### STATED PROBLEM
Show every line containing "this" by copying it.

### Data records
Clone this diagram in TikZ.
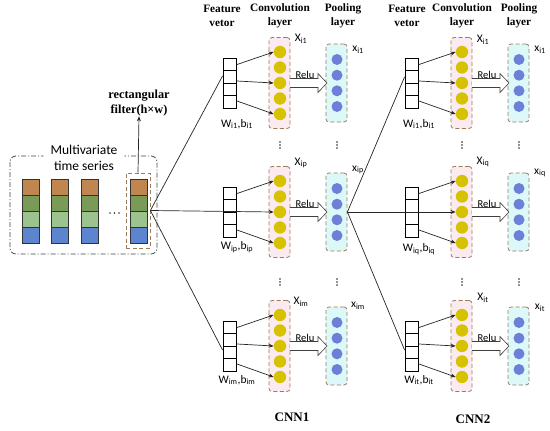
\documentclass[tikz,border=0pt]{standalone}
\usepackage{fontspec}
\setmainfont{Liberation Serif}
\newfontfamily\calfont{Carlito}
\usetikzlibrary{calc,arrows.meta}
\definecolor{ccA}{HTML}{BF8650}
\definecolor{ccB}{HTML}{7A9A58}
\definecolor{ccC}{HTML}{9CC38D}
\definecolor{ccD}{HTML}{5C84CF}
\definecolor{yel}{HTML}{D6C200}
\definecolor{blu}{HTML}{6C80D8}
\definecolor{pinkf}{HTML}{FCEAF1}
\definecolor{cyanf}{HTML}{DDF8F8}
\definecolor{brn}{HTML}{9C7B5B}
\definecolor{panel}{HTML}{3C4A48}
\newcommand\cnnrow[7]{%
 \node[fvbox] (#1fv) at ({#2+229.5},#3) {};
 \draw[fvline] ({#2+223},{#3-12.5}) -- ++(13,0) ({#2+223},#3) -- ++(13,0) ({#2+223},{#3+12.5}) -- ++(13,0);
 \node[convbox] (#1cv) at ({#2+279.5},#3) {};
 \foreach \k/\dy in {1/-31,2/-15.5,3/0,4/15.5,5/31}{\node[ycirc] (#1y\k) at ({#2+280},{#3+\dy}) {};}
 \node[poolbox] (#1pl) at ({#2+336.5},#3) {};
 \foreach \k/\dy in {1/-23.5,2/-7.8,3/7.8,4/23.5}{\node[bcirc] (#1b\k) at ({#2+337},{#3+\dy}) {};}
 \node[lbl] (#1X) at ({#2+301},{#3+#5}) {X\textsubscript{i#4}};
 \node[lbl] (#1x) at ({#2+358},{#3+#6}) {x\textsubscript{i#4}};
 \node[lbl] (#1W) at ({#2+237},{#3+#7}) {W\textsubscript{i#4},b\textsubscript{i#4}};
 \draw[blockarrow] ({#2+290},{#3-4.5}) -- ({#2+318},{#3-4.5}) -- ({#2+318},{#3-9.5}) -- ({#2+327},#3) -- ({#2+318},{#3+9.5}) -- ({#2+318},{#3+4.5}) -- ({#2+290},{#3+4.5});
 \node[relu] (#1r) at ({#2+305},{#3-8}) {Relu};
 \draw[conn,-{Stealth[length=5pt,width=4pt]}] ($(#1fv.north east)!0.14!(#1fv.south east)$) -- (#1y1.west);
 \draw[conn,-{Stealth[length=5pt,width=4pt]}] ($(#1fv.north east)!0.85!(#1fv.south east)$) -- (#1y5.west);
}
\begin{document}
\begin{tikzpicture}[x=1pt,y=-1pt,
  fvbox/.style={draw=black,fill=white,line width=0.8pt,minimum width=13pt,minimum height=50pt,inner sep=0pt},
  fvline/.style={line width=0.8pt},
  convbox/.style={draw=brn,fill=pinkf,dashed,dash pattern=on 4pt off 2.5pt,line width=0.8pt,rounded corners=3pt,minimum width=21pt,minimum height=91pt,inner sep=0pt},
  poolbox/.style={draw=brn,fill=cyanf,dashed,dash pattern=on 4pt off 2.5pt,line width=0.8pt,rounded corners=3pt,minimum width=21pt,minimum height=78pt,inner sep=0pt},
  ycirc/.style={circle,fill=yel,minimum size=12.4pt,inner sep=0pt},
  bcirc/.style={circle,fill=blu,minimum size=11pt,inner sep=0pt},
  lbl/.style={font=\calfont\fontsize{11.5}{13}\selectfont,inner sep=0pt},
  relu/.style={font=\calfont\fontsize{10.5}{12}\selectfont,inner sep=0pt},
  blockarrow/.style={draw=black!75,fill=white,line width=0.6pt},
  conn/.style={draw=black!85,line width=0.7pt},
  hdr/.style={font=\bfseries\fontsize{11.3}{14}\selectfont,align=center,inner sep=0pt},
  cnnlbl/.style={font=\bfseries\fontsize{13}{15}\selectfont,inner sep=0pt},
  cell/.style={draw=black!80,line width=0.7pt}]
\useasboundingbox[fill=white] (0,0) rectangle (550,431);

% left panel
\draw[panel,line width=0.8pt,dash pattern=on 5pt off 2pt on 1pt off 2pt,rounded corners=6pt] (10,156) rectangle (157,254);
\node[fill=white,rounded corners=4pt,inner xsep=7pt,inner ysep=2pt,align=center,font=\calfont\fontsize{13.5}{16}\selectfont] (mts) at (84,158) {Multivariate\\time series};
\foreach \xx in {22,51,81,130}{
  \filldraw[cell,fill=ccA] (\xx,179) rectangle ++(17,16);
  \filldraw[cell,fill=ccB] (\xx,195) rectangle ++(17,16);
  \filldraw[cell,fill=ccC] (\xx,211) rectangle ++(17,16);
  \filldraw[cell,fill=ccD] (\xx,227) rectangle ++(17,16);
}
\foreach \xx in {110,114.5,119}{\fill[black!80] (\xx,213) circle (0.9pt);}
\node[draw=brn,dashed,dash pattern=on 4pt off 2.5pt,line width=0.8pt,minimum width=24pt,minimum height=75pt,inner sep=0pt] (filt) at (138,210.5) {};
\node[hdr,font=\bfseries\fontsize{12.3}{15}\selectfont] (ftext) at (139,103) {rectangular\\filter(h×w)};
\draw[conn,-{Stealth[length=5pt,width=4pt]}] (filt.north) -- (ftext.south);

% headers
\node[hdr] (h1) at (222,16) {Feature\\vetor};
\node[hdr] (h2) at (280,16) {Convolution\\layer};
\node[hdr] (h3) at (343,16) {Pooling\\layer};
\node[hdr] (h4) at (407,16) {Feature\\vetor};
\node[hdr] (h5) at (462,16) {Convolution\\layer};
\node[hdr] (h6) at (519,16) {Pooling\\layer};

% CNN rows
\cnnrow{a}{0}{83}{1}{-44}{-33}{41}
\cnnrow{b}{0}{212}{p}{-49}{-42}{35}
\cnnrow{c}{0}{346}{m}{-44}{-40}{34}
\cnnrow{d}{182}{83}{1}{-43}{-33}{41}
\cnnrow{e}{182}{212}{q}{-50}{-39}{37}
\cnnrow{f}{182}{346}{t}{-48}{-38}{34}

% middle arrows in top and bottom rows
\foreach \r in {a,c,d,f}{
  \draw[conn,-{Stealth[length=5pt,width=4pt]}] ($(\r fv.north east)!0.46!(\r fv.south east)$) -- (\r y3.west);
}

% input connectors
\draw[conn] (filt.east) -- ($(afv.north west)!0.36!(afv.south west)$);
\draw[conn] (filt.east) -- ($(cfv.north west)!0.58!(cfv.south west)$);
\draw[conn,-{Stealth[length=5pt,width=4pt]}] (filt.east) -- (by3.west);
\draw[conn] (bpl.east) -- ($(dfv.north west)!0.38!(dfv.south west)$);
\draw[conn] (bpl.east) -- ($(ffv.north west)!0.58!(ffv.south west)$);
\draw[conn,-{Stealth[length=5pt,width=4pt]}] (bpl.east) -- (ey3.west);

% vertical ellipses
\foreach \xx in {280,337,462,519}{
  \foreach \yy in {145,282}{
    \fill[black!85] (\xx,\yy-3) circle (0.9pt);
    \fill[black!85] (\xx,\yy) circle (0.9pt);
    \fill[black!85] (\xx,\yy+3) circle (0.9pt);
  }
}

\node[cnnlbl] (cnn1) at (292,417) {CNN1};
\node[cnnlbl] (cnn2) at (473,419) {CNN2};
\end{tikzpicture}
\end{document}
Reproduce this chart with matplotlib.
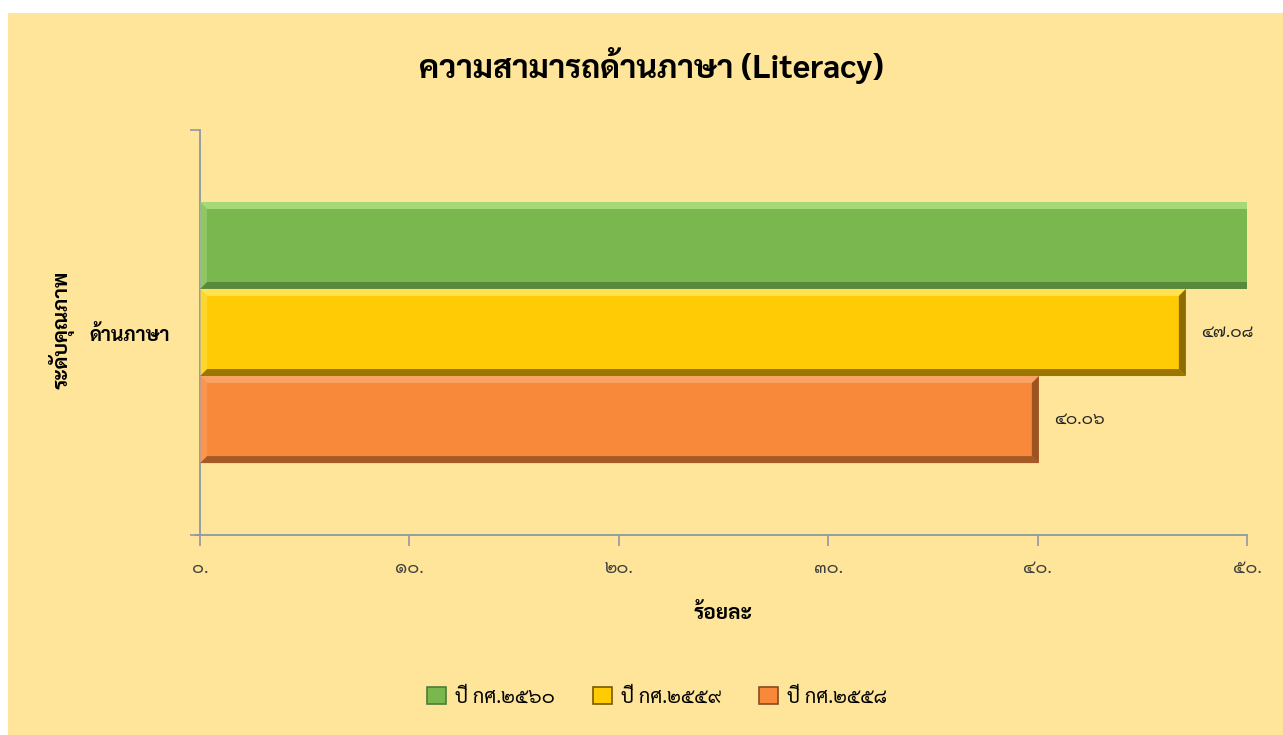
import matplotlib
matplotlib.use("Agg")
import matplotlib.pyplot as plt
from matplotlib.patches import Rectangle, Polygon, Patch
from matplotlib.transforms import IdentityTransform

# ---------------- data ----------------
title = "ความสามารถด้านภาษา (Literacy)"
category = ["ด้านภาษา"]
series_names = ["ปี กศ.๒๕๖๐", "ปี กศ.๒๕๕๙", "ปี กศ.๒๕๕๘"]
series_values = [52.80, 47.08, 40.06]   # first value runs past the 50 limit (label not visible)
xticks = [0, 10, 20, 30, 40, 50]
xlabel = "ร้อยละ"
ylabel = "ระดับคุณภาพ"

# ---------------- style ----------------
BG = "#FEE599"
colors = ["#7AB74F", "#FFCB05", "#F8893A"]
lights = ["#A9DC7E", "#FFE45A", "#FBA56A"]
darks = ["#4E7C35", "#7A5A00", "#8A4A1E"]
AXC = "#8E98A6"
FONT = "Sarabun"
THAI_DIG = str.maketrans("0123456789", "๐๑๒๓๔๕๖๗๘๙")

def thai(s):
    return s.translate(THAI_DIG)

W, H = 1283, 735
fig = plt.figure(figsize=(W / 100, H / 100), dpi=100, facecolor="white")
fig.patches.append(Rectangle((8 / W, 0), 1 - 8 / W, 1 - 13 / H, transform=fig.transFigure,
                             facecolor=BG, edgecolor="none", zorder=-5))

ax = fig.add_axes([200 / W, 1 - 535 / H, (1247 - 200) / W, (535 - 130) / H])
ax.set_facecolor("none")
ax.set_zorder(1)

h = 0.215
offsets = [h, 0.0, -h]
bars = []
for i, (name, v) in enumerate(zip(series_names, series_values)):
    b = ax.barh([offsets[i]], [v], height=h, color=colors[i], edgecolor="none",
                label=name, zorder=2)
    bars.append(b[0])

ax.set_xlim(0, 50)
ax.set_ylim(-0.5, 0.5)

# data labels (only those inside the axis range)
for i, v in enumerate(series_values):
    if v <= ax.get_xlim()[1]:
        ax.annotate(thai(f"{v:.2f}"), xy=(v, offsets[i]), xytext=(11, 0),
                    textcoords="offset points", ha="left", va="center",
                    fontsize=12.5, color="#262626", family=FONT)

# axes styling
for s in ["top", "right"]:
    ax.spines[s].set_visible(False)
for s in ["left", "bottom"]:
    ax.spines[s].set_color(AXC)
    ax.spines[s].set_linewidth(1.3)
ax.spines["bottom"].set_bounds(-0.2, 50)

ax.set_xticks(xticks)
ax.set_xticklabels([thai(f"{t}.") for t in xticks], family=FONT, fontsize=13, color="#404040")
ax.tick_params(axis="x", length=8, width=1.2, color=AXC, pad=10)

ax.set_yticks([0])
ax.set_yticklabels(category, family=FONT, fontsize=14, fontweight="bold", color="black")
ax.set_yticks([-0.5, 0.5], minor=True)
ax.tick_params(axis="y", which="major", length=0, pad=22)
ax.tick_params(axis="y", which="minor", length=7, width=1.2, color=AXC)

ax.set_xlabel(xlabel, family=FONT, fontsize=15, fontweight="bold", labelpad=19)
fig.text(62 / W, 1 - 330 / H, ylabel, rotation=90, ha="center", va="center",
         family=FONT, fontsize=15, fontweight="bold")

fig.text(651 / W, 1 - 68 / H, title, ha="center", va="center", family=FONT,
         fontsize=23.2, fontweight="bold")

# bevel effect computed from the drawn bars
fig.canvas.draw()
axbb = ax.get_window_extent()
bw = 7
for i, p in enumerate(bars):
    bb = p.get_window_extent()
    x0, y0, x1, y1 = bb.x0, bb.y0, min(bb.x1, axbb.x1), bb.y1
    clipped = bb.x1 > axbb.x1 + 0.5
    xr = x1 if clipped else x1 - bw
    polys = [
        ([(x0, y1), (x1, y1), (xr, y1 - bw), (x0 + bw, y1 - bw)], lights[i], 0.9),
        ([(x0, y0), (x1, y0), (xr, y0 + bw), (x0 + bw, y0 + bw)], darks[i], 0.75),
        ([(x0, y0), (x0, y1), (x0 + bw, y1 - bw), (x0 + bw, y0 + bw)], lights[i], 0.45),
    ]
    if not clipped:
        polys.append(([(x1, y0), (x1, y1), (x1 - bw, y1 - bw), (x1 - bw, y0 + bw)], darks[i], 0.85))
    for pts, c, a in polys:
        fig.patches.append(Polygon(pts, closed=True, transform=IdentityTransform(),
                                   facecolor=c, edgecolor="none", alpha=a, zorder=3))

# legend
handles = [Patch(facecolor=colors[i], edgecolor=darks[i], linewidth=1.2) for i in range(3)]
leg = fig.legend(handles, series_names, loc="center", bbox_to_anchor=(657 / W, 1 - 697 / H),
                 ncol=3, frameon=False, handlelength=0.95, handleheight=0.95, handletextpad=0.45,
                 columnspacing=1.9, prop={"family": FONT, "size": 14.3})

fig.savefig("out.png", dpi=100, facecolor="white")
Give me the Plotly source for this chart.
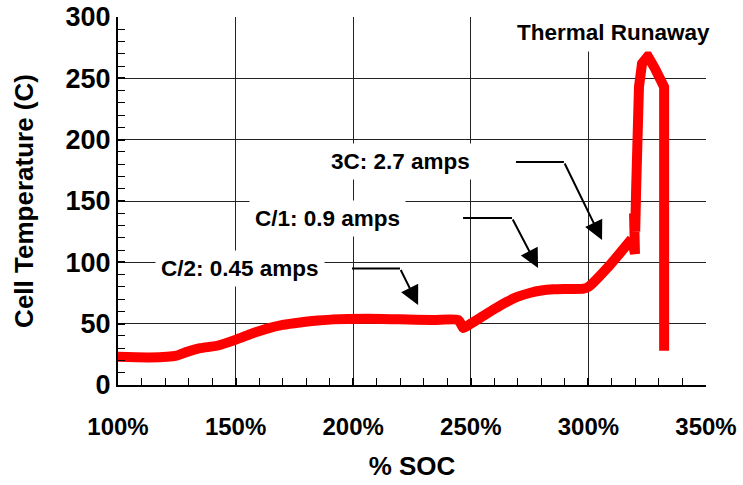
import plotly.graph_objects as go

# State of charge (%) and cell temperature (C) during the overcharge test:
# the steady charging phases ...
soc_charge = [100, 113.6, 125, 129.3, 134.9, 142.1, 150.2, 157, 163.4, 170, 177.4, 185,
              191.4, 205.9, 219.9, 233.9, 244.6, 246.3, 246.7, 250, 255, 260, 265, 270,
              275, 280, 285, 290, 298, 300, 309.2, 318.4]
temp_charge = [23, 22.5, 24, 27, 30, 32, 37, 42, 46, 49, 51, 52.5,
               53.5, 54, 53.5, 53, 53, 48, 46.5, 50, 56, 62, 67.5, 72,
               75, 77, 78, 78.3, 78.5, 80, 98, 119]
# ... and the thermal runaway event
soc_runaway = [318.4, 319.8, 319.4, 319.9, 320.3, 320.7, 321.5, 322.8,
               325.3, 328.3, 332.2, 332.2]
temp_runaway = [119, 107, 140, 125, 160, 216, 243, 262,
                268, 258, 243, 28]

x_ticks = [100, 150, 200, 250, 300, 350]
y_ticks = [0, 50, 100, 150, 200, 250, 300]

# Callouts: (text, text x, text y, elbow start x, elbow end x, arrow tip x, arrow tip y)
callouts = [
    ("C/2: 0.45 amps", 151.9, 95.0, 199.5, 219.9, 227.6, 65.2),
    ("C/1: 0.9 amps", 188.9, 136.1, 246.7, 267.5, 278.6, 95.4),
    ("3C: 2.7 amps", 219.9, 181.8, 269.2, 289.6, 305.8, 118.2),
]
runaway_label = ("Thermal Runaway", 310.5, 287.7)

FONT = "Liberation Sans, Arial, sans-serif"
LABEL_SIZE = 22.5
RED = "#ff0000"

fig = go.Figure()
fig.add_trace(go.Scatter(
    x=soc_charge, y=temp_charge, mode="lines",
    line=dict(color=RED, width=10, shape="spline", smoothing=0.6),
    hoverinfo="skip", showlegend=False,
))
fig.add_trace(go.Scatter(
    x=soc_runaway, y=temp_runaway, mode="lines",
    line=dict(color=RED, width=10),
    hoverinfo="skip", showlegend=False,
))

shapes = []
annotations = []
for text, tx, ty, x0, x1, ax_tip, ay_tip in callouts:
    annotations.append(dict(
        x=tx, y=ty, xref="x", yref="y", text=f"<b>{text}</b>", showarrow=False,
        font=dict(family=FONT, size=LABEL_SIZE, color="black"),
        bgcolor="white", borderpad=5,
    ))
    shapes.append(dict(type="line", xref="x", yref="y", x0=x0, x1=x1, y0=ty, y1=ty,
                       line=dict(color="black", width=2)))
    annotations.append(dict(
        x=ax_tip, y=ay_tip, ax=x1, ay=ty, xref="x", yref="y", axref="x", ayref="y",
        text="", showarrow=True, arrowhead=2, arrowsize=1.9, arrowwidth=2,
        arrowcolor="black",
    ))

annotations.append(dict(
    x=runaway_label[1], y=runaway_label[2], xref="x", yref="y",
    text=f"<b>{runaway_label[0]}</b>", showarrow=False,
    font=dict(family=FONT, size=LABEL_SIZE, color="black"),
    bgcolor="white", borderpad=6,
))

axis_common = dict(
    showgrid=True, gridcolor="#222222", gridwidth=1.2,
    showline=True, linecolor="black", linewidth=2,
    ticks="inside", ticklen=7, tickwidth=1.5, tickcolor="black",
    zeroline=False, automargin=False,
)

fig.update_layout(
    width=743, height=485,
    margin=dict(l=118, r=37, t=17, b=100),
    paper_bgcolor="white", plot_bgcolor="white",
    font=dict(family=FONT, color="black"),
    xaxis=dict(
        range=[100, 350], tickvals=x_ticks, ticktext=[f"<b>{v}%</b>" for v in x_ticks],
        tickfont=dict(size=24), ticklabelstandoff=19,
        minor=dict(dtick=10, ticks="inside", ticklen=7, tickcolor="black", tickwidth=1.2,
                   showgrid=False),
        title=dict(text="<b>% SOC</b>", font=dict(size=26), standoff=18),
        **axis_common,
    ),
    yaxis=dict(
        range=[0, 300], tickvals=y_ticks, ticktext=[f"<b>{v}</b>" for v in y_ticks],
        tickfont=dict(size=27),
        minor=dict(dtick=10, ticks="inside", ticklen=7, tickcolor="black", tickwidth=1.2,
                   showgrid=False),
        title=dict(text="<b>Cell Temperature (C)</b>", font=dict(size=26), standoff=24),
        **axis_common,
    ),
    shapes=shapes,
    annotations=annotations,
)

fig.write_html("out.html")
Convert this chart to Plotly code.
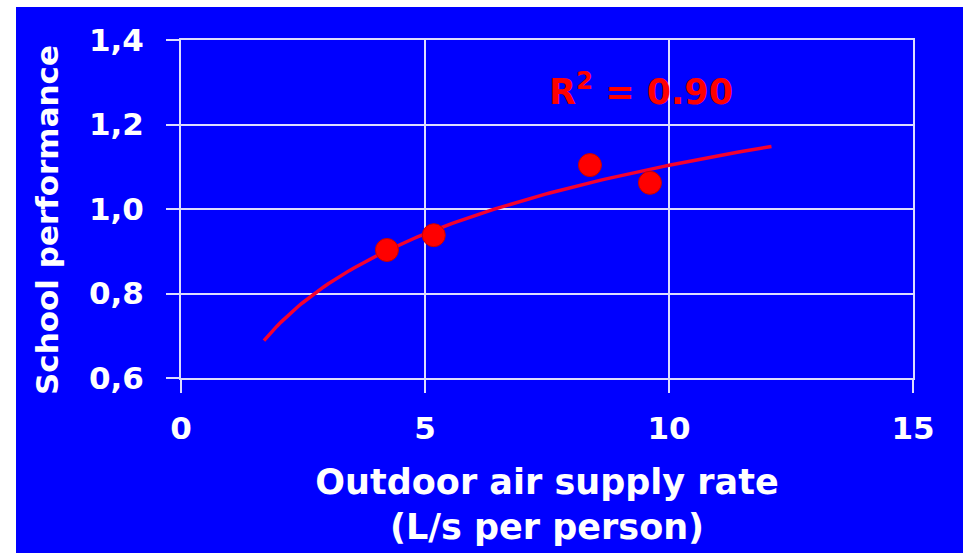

### FULL SOLUTION
Clone this diagram in TikZ.
Reproduce this chart with matplotlib.
Give me the Plotly source for this chart.
Convert this chart to Plotly code.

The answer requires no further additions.